Гауптвахта была одна на несколько воинских частей. Меня увезли туда на мотоцикле. А там поместили в камеру. В камере был деревянный щит, на день прикреплявшийся к стене, а ночью на нем можно было спать. Ни матраса, ни подушки не было. Днем можно было сидеть на табурете. В камере воняло, как в уборной. Настал обед. Занесли в камеру какую-то баланду, что-то пить и кусочек хлеба. Алюминиевые тарелка, ложка и кружка были деформированы и почернели. Я к этой еде и не притронулся. Надзиратель удивился и взял все обратно. Вечером принесли чай и кусочек хлеба. И тоже забрали позже, потому что я ничего не ел и не пил.
На следующий день я снова ничего не ел и не пил. Не завтракал я и на третий день. На третий день арестантов отвезли в карьер, чтобы грузить гранитные камни на автомобили. Нас выстроили возле карьера. Начальник карьера, осмотрел всех, указал на меня пальцем и спросил: "А это что такое?". Ему доложили, что я арестант привезен грузить камни. Я выглядел изнуренным и истощенным, потому что третий день ничего не ел и не пил в июльскую жару. Да и ростом я не вышел. Начальник карьера воскликнул: «Вы что хотите, чтобы он упал под камнем, а я отвечал за него?

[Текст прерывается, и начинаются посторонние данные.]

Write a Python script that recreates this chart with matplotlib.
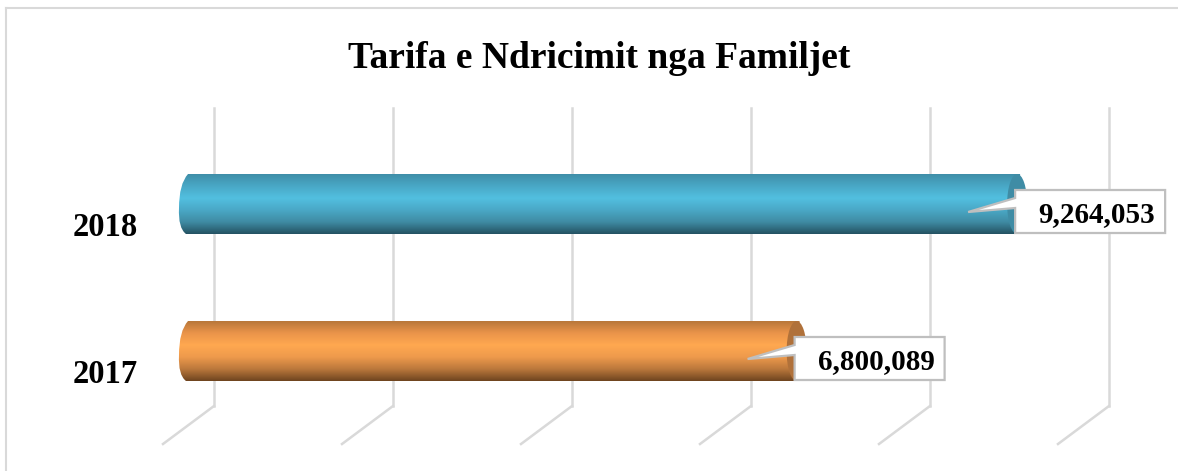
import numpy as np
import matplotlib
matplotlib.use("Agg")
import matplotlib.pyplot as plt
from matplotlib.colors import LinearSegmentedColormap
from matplotlib.patches import PathPatch, Polygon, Ellipse
from matplotlib.path import Path

years = ["2018", "2017"]
values = [9264053, 6800089]
labels = ["9,264,053", "6,800,089"]
ticks = [0, 2000000, 4000000, 6000000, 8000000, 10000000]
title = "Tarifa e Ndricimit nga Familjet"
body_colors = [
    ["#3f8ea8", "#49a8c6", "#52bfe0", "#4aa8c6", "#3f8ba3", "#245262"],
    ["#b8773a", "#ea944a", "#ffa850", "#ee9a4c", "#bb783c", "#6e441f"],
]
cap_colors = ["#3f8ca5", "#b0713a"]

plt.rcParams["font.family"] = ["Liberation Serif", "DejaVu Serif"]

fig = plt.figure(figsize=(11.78, 4.71), dpi=100)
ax = fig.add_axes([0, 0, 1, 1])

# one pixel on the value axis, zero sits at x=186
px = 2000000 / 179.0
ax.axis("off")

# chart frame, only top and left show
ax.plot([-180 * px, 992 * px], [8, 8], color="#d9d9d9", lw=1.5, zorder=1)
ax.plot([-180 * px, -180 * px], [8, 471], color="#d9d9d9", lw=1.5, zorder=1)

# walls and floor
grid = "#d9d9d9"
for t in ticks:
    ax.plot([t + 28 * px, t + 28 * px], [108, 406], color=grid, lw=1.8, zorder=1)
    ax.plot([t + 28 * px, t - 23 * px], [406, 444], color=grid, lw=1.8, zorder=1)

ys = [204, 351]
h = 30
for i, v in enumerate(values):
    y = ys[i]
    top, bot = y - h, y + h
    cmap = LinearSegmentedColormap.from_list("b", body_colors[i])
    # body: sheared tube with rounded near end
    verts = [
        (2 * px, top), (v + 5 * px, top), (v, bot), (0, bot),
        (-8 * px, bot - 6), (-7 * px, y + 4),
        (-7 * px, y - 20), (2 * px, top), (2 * px, top),
    ]
    codes = [Path.MOVETO, Path.LINETO, Path.LINETO, Path.LINETO,
             Path.CURVE3, Path.CURVE3,
             Path.CURVE3, Path.CURVE3, Path.CLOSEPOLY]
    clip = PathPatch(Path(verts, codes), fc="none", ec="none", transform=ax.transData)
    ax.add_patch(clip)
    im = ax.imshow(np.linspace(0, 1, 256).reshape(-1, 1), cmap=cmap, aspect="auto",
                   extent=(-10 * px, v + 8 * px, bot, top), zorder=3)
    im.set_clip_path(clip)
    # open far end of the cylinder
    ax.add_patch(Ellipse((v + 2 * px, y), 20 * px, 2 * h, fc=cap_colors[i], ec="none", zorder=3.5))
    # label with callout
    l = v
    r = l + 150 * px
    t, b = y - 14, y + 29
    box = [(l, t), (r, t), (r, b), (l, b), (l, y + 4), (v - 47 * px, y + 8), (l, y - 6)]
    ax.add_patch(Polygon(box, closed=True, fc="white", ec="#bfbfbf", lw=1.6, zorder=4))
    ax.text(r - 10 * px, (t + b) / 2, labels[i], ha="right", va="center_baseline",
            fontsize=21, fontweight="bold", color="black", zorder=5)
    ax.text(-81 * px, y + 20, years[i], ha="center", va="center_baseline",
            fontsize=23.5, fontweight="bold", color="black", zorder=5)

ax.set_xlim(-186 * px, (1178 - 186) * px)
ax.set_ylim(471, 0)
ax.text((599.5 - 186) * px, 54, title, ha="center", va="center_baseline",
        fontsize=27, fontweight="bold", color="black")

fig.savefig("out.png", dpi=100)
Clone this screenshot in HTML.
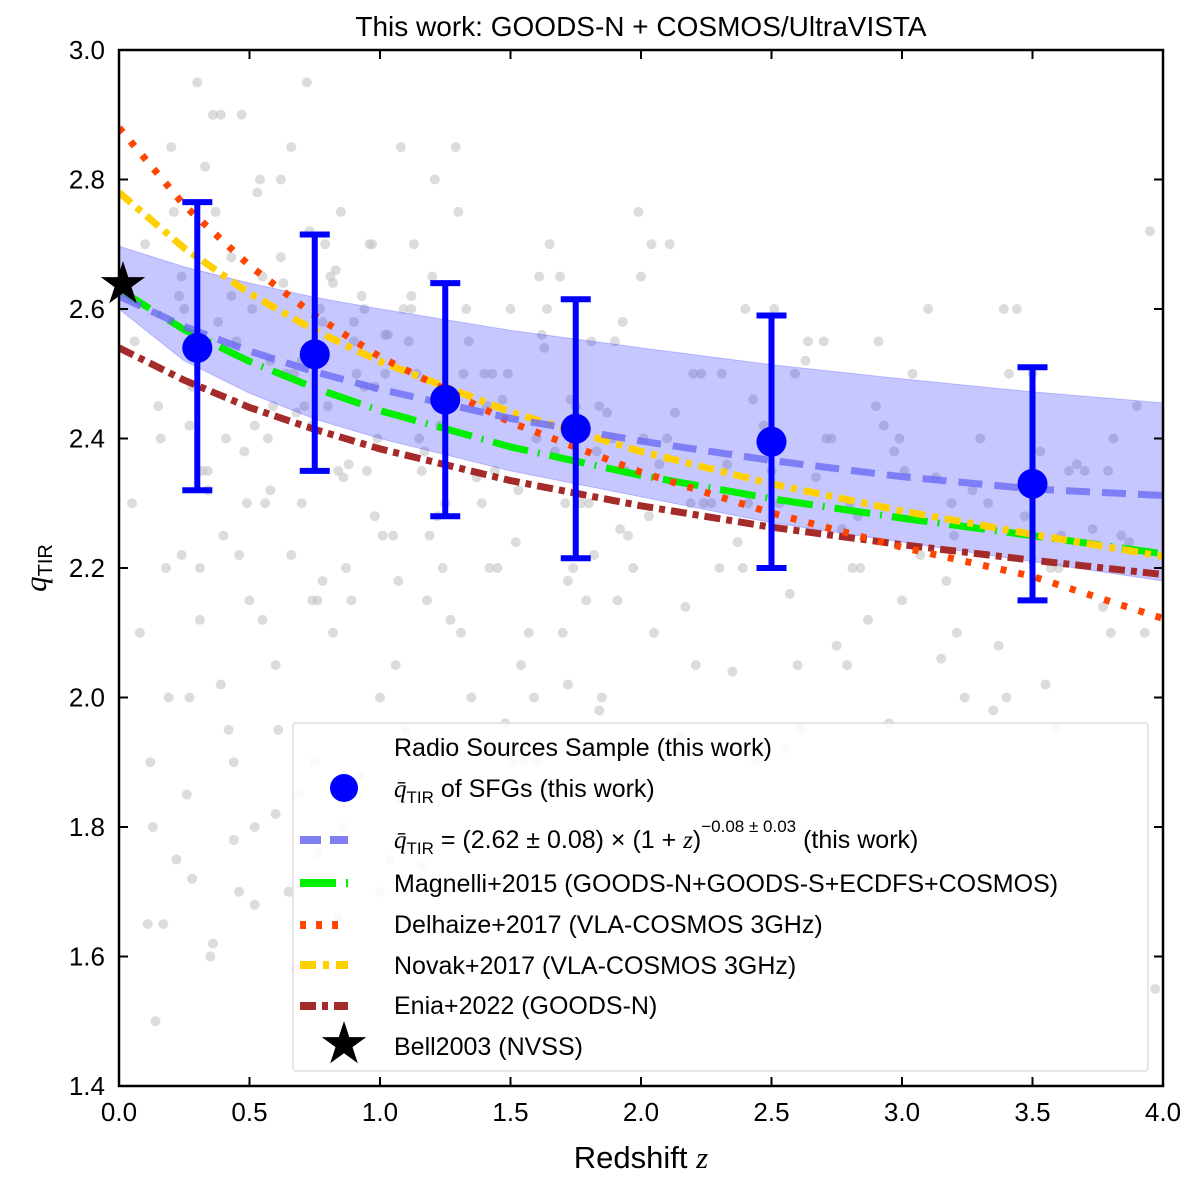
<!DOCTYPE html>
<html><head><meta charset="utf-8"><style>
body{margin:0;background:#fff}
svg text{font-family:"Liberation Sans",sans-serif;fill:#000}
</style></head><body>
<svg id="chart" width="1200" height="1190" xmlns="http://www.w3.org/2000/svg">
<text x="641" y="36" font-size="28" text-anchor="middle">This work: GOODS-N + COSMOS/UltraVISTA</text>
<defs><clipPath id="pc"><rect x="119" y="50" width="1044" height="1036"/></clipPath></defs>
<g id="scatter" clip-path="url(#pc)"></g>
<g id="band" clip-path="url(#pc)"></g>
<g id="lines" clip-path="url(#pc)"></g>
<g id="points"></g>
<rect x="119" y="50" width="1044" height="1036" fill="none" stroke="#000" stroke-width="2.5"/>
<g id="axes"></g>
<text x="641" y="1168" font-size="31" text-anchor="middle">Redshift <tspan font-family="Liberation Serif" font-style="italic">z</tspan></text>
<text transform="translate(46,568) rotate(-90)" font-size="31" text-anchor="middle"><tspan font-family="Liberation Serif" font-style="italic">q</tspan><tspan font-size="20" dy="6">TIR</tspan></text>
<g>
<rect x="293" y="723" width="855" height="348" fill="#fff" fill-opacity="0.85" stroke="#ddd" stroke-width="1.5" rx="3"/>
<g font-size="25">
<text x="394" y="756">Radio Sources Sample (this work)</text>
<circle cx="344" cy="788" r="14" fill="#0000ff"/>
<text x="394" y="797"><tspan font-family="Liberation Serif" font-style="italic">q̄</tspan><tspan font-size="17" dy="6">TIR</tspan><tspan dy="-6"> of SFGs (this work)</tspan></text>
<line x1="300" y1="840" x2="348" y2="840" stroke="#7f7ff0" stroke-width="8" stroke-dasharray="21,9"/>
<text x="394" y="848"><tspan font-family="Liberation Serif" font-style="italic">q̄</tspan><tspan font-size="17" dy="6">TIR</tspan><tspan dy="-6"> = (2.62 ± 0.08) × (1 + </tspan><tspan font-family="Liberation Serif" font-style="italic">z</tspan><tspan>)</tspan><tspan font-size="17" dy="-16">−0.08 ± 0.03</tspan><tspan dy="16"> (this work)</tspan></text>
<line x1="300" y1="883" x2="348" y2="883" stroke="#00ee00" stroke-width="8" stroke-dasharray="36,10,2,10"/>
<text x="394" y="892">Magnelli+2015 (GOODS-N+GOODS-S+ECDFS+COSMOS)</text>
<line x1="300" y1="925" x2="348" y2="925" stroke="#ff4500" stroke-width="8" stroke-dasharray="6,10"/>
<text x="394" y="933">Delhaize+2017 (VLA-COSMOS 3GHz)</text>
<line x1="300" y1="965" x2="348" y2="965" stroke="#ffd000" stroke-width="8" stroke-dasharray="16,7,6,7"/>
<text x="394" y="974">Novak+2017 (VLA-COSMOS 3GHz)</text>
<line x1="300" y1="1006" x2="348" y2="1006" stroke="#a52a2a" stroke-width="8" stroke-dasharray="16,6,6,6"/>
<text x="394" y="1014">Enia+2022 (GOODS-N)</text>
<text x="344" y="1063" font-size="58" text-anchor="middle">★</text>
<text x="394" y="1055">Bell2003 (NVSS)</text>
</g></g>
</svg>
<script>
const NS='http://www.w3.org/2000/svg';
const X0=119,X1=1163,Y0=1086,Y1=50,ZMIN=0,ZMAX=4,QMIN=1.4,QMAX=3.0;
const xs=z=>X0+(z-ZMIN)/(ZMAX-ZMIN)*(X1-X0);
const ys=q=>Y0-(q-QMIN)/(QMAX-QMIN)*(Y0-Y1);
const xTicks=[0,0.5,1,1.5,2,2.5,3,3.5,4];
const xTickLabels=['0.0','0.5','1.0','1.5','2.0','2.5','3.0','3.5','4.0'];
const yTicks=[1.4,1.6,1.8,2.0,2.2,2.4,2.6,2.8,3.0];
const yTickLabels=['1.4','1.6','1.8','2.0','2.2','2.4','2.6','2.8','3.0'];
const curveZ=[0,0.25,0.5,0.75,1,1.5,2,2.5,3,3.5,4];
const fitQ=[2.62,2.573,2.535,2.503,2.476,2.431,2.396,2.366,2.341,2.322,2.312];
const bandUpper=[2.697,2.665,2.64,2.618,2.60,2.567,2.54,2.514,2.492,2.472,2.455];
const bandLower=[2.60,2.52,2.47,2.43,2.40,2.35,2.31,2.27,2.24,2.21,2.18];
const magnelliQ=[2.63,2.568,2.519,2.478,2.443,2.387,2.343,2.307,2.277,2.25,2.222];
const delhaizeQ=[2.88,2.76,2.667,2.59,2.526,2.425,2.348,2.285,2.232,2.187,2.122];
const novakQ=[2.78,2.694,2.624,2.567,2.519,2.441,2.38,2.33,2.288,2.252,2.218];
const eniaQ=[2.54,2.49,2.448,2.414,2.384,2.335,2.296,2.263,2.236,2.212,2.19];
const sfgZ=[0.3,0.75,1.25,1.75,2.5,3.5];
const sfgQ=[2.54,2.53,2.46,2.415,2.395,2.33];
const sfgUp=[2.765,2.715,2.64,2.615,2.59,2.51];
const sfgLo=[2.32,2.35,2.28,2.215,2.2,2.15];
const bellZ=[0.0];
const bellQ=[2.64];
const scatZ=[0.05,0.08,0.1,0.12,0.15,0.18,0.2,0.22,0.25,0.27,0.3,0.32,0.35,0.37,0.4,0.42,0.45,0.47,0.5,0.52,0.55,0.57,0.6,0.62,0.65,0.67,0.7,0.72,0.75,0.77,0.8,0.82,0.85,0.87,0.9,0.92,0.95,0.97,1.0,1.02,1.05,1.08,1.1,1.12,1.15,1.18,1.2,1.25,1.3,1.35,1.4,1.45,1.5,1.55,1.6,1.65,1.7,1.75,1.8,1.85,1.9,1.95,2.0,2.05,2.1,2.2,2.3,2.4,2.5,2.6,2.7,2.8,2.9,3.0,3.1,3.2,3.3,3.4,3.5,3.6,3.7,3.8,3.9,
0.06,0.11,0.16,0.21,0.26,0.31,0.36,0.41,0.46,0.51,0.56,0.61,0.66,0.71,0.76,0.81,0.86,0.91,0.96,1.01,1.06,1.11,1.16,1.21,1.31,1.41,1.51,1.61,1.71,1.81,1.91,2.01,2.11,2.21,2.31,2.41,2.51,2.61,2.71,2.81,2.91,3.01,3.21,3.41,3.61,3.81,
0.14,0.24,0.34,0.44,0.54,0.64,0.74,0.84,0.94,1.04,1.14,1.24,1.34,1.44,1.54,1.64,1.74,1.84,1.94,2.04,2.24,2.44,2.64,2.84,3.04,3.24,3.44,3.64,3.84,0.19,0.29,0.39,0.49,0.59,0.69,0.79,0.89,0.99,1.09,1.19,1.29,1.39,1.49,1.59,1.69,1.79,1.89,1.99,2.19,2.39,2.59,2.79,2.99,3.19,3.39,3.59,3.79,3.95,
0.23,0.28,0.33,0.38,0.43,0.48,0.53,0.58,0.63,0.68,0.73,0.78,0.83,0.88,0.93,0.98,1.03,1.13,1.23,1.33,1.43,1.53,1.63,1.73,1.83,1.93,2.03,2.13,2.23,2.33,2.43,2.53,2.63,2.73,2.83,2.93,3.13,3.33,3.53,3.73,3.93,
0.24,0.27,0.31,0.34,0.39,0.43,0.46,0.52,0.55,0.58,0.62,0.66,0.7,0.74,0.78,0.82,0.86,0.9,0.94,0.98,1.02,1.07,1.12,1.17,1.22,1.27,1.32,1.37,1.42,1.47,1.52,1.57,1.62,1.67,1.72,1.77,1.82,1.87,1.92,1.97,2.07,2.17,2.27,2.37,2.47,2.57,2.67,2.77,2.87,2.97,3.07,3.17,3.27,3.37,3.47,3.57,3.67,3.77,3.87,3.97,
0.13,0.17,0.28,0.36,0.44,0.52,0.6,0.68,0.76,0.84,0.92,1.0,1.08,1.16,1.24,1.36,1.48,1.6,1.72,1.84,1.96,2.15,2.35,2.55,2.75,2.95,3.15,3.35,3.55,3.75];
const scatQ=[2.3,2.1,2.7,1.9,2.45,2.2,2.85,1.75,2.6,2.0,2.95,2.35,1.6,2.75,2.25,1.95,2.55,2.9,2.15,1.8,2.65,2.4,2.05,2.8,1.7,2.5,2.3,2.95,1.9,2.6,2.45,2.1,2.75,2.2,2.55,1.85,2.35,2.7,2.0,2.5,2.25,2.85,1.95,2.6,2.4,2.15,2.65,2.3,2.75,2.0,2.5,2.2,2.6,1.9,2.4,2.7,2.1,2.45,2.3,2.0,2.55,2.25,2.65,2.1,2.4,2.5,2.2,2.6,2.35,2.05,2.55,2.3,2.45,2.15,2.6,2.25,2.4,2.0,2.5,2.2,2.35,2.1,2.45,
2.55,1.65,2.4,2.75,1.85,2.2,2.9,2.4,1.7,2.6,2.3,1.95,2.85,2.45,2.15,2.65,1.8,2.5,2.7,2.25,2.05,2.55,2.35,2.8,2.1,2.45,1.9,2.65,2.3,2.55,2.15,2.4,2.7,2.05,2.5,2.3,2.6,1.95,2.4,2.2,2.55,2.35,2.1,2.5,2.25,2.4,
1.5,2.65,2.35,1.9,2.8,2.5,2.15,2.35,2.6,1.75,2.5,2.2,2.55,2.35,2.05,2.6,2.2,2.45,2.35,2.7,2.3,1.9,2.55,2.2,2.5,2.0,2.6,2.35,2.25,2.0,2.55,2.9,2.3,2.45,1.85,2.7,2.15,2.4,2.6,2.25,2.85,2.3,2.5,2.0,2.65,2.15,2.4,2.75,2.3,2.2,2.5,2.05,2.4,2.3,2.6,1.95,2.35,
2.72,2.62,2.48,2.82,2.58,2.68,2.38,2.78,2.52,2.64,2.44,2.72,2.58,2.66,2.36,2.62,2.48,2.56,2.7,2.42,2.6,2.5,2.32,2.54,2.46,2.38,2.58,2.28,2.44,2.5,2.36,2.46,2.3,2.52,2.4,2.28,2.42,2.34,2.3,2.38,2.26,
2.1,2.22,2.42,2.12,2.32,2.02,2.62,2.22,2.42,2.12,2.32,2.68,2.22,2.52,2.42,2.18,2.64,2.34,2.58,2.48,2.28,2.56,2.18,2.62,2.38,2.28,2.12,2.5,2.34,2.2,2.46,2.24,2.1,2.56,2.38,2.18,2.3,2.22,2.44,2.26,2.2,2.36,2.14,2.3,2.24,2.42,2.16,2.34,2.26,2.12,2.38,2.22,2.18,2.32,2.08,2.28,2.2,2.36,2.14,2.24,
1.55,1.8,1.65,1.72,1.62,1.78,1.68,1.82,1.58,1.76,1.66,1.88,1.7,1.84,1.74,1.92,1.86,1.96,1.9,2.02,1.98,1.86,1.94,2.04,1.92,2.08,1.96,2.06,1.98,2.02];
const mk=(t,a)=>{const e=document.createElementNS(NS,t);for(const k in a)e.setAttribute(k,a[k]);return e;};
const sc=document.getElementById('scatter');
scatZ.forEach((z,i)=>{const c=mk('circle',{cx:xs(z),cy:ys(scatQ[i]),r:5,fill:'#c4c4c4','fill-opacity':0.6});


sc.appendChild(c);});
let bp='M'+curveZ.map((z,i)=>xs(z)+','+ys(bandUpper[i])).join('L');
for(let i=curveZ.length-1;i>=0;i--)bp+='L'+xs(curveZ[i])+','+ys(bandLower[i]);
const band=mk('path',{d:bp+'Z',fill:'#0000ff','fill-opacity':0.22,stroke:'#6b6bff','stroke-opacity':0.4});


document.getElementById('band').appendChild(band);
function smooth(q){const pts=[];for(let i=0;i<curveZ.length-1;i++){for(let k=0;k<10;k++){const t=k/10;pts.push([xs(curveZ[i]+(curveZ[i+1]-curveZ[i])*t),ys(q[i]+(q[i+1]-q[i])*t)]);}}pts.push([xs(curveZ[curveZ.length-1]),ys(q[q.length-1])]);return 'M'+pts.map(p=>p.join(',')).join('L');}
const L=document.getElementById('lines');
[[eniaQ,'#a52a2a','16,6,6,6','enia-line'],[magnelliQ,'#00ee00','36,10,2,10','magnelli-line'],[novakQ,'#ffd000','16,7,6,7','novak-line'],[delhaizeQ,'#ff4500','6,12','delhaize-line'],[fitQ,'#6b6bf5','24,12','fit-line']].forEach(s=>{
const p=mk('path',{d:smooth(s[0]),fill:'none',stroke:s[1],'stroke-width':7,'stroke-dasharray':s[2],'stroke-opacity':s[3]=='fit-line'?0.8:1});


L.appendChild(p);});
const P=document.getElementById('points');
sfgZ.forEach((z,i)=>{const x=xs(z);
const g=mk('g',{});


g.appendChild(mk('line',{x1:x,x2:x,y1:ys(sfgUp[i]),y2:ys(sfgLo[i]),stroke:'#0000ff','stroke-width':6}));
g.appendChild(mk('line',{x1:x-15,x2:x+15,y1:ys(sfgUp[i]),y2:ys(sfgUp[i]),stroke:'#0000ff','stroke-width':6}));
g.appendChild(mk('line',{x1:x-15,x2:x+15,y1:ys(sfgLo[i]),y2:ys(sfgLo[i]),stroke:'#0000ff','stroke-width':6}));
g.appendChild(mk('circle',{cx:x,cy:ys(sfgQ[i]),r:15,fill:'#0000ff'}));
P.appendChild(g);});
bellZ.forEach((z,i)=>{const t=mk('text',{x:xs(z)+4,y:ys(bellQ[i])+20,'font-size':58,'text-anchor':'middle'});t.textContent='★';


P.appendChild(t);});
const A=document.getElementById('axes');
xTicks.forEach((v,i)=>{const x=xs(v);A.appendChild(mk('line',{x1:x,x2:x,y1:Y0,y2:Y0-9,stroke:'#000','stroke-width':2}));A.appendChild(mk('line',{x1:x,x2:x,y1:Y1,y2:Y1+9,stroke:'#000','stroke-width':2}));
const t=mk('text',{x:x,y:Y0+35,'font-size':26,'text-anchor':'middle'});t.textContent=xTickLabels[i];


A.appendChild(t);});
yTicks.forEach((v,i)=>{const y=ys(v);A.appendChild(mk('line',{x1:X0,x2:X0+9,y1:y,y2:y,stroke:'#000','stroke-width':2}));A.appendChild(mk('line',{x1:X1,x2:X1-9,y1:y,y2:y,stroke:'#000','stroke-width':2}));
const t=mk('text',{x:X0-14,y:y+9,'font-size':26,'text-anchor':'end'});t.textContent=yTickLabels[i];


A.appendChild(t);});
</script>
</body></html>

Уберите его отсюда!». Меня вернули в камеру. Я снова отказался от обеда. Это не был протест. Я не хотел ни пить, ни есть. Была слабость до головокружения, но чувств жажды или голода не было. Начальник гауптвахты усадил меня в мотоцикл, привез в мою воинскую часть и сказал: «Заберите его. Пусть он у вас сдохнет, а не у меня». Высадил меня из мотоцикла и уехал.
Меня поместили в санчасть. Там я уже поужинал, потому что сержант-медик сказал, что надо поесть перед дорогой в госпиталь.
В госпиталь меня вез замполит роты. Он советовал мне говорить врачу, что я болен. Но я на это не пошел, потому что считал себя здоровым. Принимал меня все тот же психиатр Приймак. Я пожаловался ему на беспорядок в части и попросил помочь перейти в «другую» воинскую часть Он ответил: «В какую другую? Ты уже в третий. Везде бардак. Мы тебя комиссируем». Так и вышло. Через месяц из психбольницы меня вернули в воинскую часть. Там оформили документы на увольнение, дали денег на дорогу и билет в Николаев. Вечером замполит отвел меня на вокзал, на ночной поезд в Одессу. Тогда в одесских столовых была жареная рыба. Очень вкусная. Теперь такой нет. Завтрак и обед у меня были королевские. Вечером я добрался до Николаева.
Мой военный билет стал "волчьим", потому что в нем стоял штамп о психической болезни. Специальности электромонтер, водитель, крановщик и многие другие были не для меня. Меня брали только на неквалифицированные тяжелые работы, а там были маленькие зарплаты. В 1978 году мне с уловками удалось снять диагноз, но без него я был не долго.